Charts and diagrams as code
☆ ☆ ☆ ☆ ☆
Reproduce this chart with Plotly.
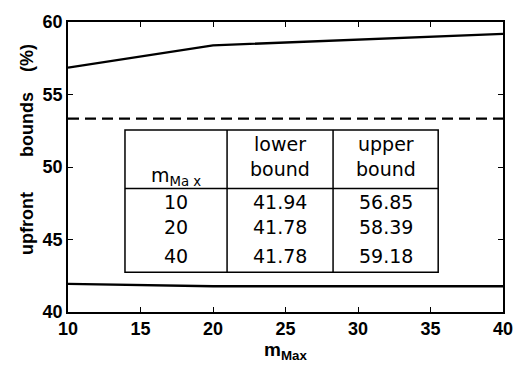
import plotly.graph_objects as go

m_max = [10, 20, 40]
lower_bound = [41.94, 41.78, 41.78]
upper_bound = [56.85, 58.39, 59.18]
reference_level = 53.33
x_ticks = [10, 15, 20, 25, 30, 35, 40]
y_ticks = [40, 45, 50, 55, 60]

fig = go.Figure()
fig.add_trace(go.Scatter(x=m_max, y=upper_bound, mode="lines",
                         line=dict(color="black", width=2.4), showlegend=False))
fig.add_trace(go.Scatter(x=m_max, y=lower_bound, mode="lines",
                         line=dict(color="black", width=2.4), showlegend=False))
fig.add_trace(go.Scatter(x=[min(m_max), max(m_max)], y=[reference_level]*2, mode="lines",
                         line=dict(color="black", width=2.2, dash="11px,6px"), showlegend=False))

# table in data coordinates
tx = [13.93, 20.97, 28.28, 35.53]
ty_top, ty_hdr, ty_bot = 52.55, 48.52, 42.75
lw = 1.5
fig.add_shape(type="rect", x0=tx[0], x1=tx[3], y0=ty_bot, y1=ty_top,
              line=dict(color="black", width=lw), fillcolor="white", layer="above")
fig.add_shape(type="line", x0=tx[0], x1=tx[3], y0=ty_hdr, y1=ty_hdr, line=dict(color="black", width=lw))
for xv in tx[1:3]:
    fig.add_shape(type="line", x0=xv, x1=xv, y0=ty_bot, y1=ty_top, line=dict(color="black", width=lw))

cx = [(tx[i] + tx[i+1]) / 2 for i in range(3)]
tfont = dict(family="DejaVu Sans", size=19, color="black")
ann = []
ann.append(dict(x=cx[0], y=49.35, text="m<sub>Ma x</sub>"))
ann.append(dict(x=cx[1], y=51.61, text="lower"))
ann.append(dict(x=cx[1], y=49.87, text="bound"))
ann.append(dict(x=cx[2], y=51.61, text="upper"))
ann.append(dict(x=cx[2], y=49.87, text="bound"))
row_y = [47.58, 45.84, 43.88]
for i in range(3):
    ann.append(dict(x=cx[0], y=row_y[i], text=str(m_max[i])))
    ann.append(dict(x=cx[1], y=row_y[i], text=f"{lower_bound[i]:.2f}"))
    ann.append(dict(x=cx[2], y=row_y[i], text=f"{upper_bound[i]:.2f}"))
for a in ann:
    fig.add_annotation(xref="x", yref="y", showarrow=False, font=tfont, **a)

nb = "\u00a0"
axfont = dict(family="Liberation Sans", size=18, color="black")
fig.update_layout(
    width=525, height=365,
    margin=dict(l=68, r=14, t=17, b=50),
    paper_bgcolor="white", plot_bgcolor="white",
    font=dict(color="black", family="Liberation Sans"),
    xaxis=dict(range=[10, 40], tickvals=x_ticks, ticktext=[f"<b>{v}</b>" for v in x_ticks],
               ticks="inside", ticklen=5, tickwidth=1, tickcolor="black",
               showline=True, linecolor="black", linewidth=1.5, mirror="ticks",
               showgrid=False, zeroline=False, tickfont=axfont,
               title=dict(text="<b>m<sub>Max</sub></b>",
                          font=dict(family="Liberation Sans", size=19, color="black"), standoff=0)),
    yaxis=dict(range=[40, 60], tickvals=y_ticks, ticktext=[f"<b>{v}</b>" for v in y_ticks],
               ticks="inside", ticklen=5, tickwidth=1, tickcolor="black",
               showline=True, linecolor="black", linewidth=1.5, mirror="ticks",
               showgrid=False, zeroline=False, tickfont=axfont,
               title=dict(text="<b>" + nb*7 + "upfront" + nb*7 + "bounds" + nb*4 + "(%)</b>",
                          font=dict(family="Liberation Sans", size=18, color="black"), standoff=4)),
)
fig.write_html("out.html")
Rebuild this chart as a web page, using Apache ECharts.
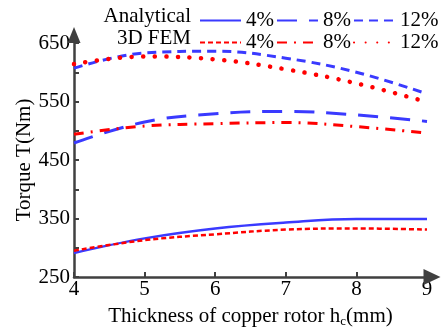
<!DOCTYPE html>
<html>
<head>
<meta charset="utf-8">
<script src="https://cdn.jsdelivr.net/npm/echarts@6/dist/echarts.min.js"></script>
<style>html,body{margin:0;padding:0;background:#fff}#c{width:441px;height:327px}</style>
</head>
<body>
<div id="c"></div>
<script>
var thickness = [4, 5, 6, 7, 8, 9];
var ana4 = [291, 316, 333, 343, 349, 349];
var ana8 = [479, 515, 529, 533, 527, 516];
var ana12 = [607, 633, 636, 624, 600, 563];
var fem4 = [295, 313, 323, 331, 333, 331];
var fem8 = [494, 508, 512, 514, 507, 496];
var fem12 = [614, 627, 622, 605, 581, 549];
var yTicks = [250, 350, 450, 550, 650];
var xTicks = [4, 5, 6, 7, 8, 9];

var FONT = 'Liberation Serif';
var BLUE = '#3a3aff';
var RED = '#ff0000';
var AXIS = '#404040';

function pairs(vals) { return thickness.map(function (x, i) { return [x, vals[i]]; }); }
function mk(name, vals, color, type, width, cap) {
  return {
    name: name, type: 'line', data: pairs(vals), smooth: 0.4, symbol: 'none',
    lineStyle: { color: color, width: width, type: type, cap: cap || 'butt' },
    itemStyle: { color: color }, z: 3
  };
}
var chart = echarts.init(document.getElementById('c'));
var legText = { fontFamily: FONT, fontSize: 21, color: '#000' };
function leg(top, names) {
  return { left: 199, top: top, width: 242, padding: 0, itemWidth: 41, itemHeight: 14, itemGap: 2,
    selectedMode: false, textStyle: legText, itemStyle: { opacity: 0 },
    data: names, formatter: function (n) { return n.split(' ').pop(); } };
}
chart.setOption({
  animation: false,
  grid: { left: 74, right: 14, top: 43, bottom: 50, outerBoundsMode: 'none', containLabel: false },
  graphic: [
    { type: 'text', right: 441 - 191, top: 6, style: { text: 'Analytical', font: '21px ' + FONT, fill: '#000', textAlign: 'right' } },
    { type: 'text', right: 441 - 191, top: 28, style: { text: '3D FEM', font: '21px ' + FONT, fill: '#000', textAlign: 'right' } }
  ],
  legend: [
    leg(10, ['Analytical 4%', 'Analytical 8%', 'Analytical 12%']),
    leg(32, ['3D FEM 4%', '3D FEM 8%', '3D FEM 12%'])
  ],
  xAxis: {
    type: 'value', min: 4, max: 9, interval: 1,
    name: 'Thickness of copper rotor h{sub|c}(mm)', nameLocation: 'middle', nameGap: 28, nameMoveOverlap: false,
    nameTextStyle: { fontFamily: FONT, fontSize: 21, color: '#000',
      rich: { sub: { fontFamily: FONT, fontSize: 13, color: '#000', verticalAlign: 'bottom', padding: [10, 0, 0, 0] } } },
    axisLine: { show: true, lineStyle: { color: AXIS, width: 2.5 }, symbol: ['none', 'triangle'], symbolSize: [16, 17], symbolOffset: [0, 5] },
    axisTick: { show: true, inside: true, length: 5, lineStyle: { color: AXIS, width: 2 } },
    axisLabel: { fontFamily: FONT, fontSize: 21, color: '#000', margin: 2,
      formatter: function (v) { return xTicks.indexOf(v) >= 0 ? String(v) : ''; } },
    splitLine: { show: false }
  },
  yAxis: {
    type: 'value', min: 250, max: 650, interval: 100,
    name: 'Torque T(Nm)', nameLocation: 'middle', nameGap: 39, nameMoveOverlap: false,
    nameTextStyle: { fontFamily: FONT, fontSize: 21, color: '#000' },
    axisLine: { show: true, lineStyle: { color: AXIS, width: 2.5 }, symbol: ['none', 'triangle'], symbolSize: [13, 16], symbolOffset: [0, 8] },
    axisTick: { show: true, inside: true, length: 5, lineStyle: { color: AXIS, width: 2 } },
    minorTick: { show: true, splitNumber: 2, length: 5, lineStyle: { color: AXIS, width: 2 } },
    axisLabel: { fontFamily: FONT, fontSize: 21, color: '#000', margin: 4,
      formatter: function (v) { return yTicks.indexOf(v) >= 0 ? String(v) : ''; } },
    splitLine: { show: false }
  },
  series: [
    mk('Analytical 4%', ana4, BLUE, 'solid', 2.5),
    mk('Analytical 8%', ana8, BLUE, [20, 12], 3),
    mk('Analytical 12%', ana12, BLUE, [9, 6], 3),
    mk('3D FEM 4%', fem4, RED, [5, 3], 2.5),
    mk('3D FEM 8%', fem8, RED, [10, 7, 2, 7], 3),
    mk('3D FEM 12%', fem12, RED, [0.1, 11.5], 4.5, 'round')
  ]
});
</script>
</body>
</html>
☆ ☆ ☆ ☆ ☆
Instructions for the task
Return only the lines running from the start of the entries above to the line that contains "y_ticks = [40, 45, 50, 55, 60]", inclusive, and omit every picture.

Solution to the exercise
Reproduce this chart with Plotly.
import plotly.graph_objects as go

m_max = [10, 20, 40]
lower_bound = [41.94, 41.78, 41.78]
upper_bound = [56.85, 58.39, 59.18]
reference_level = 53.33
x_ticks = [10, 15, 20, 25, 30, 35, 40]
y_ticks = [40, 45, 50, 55, 60]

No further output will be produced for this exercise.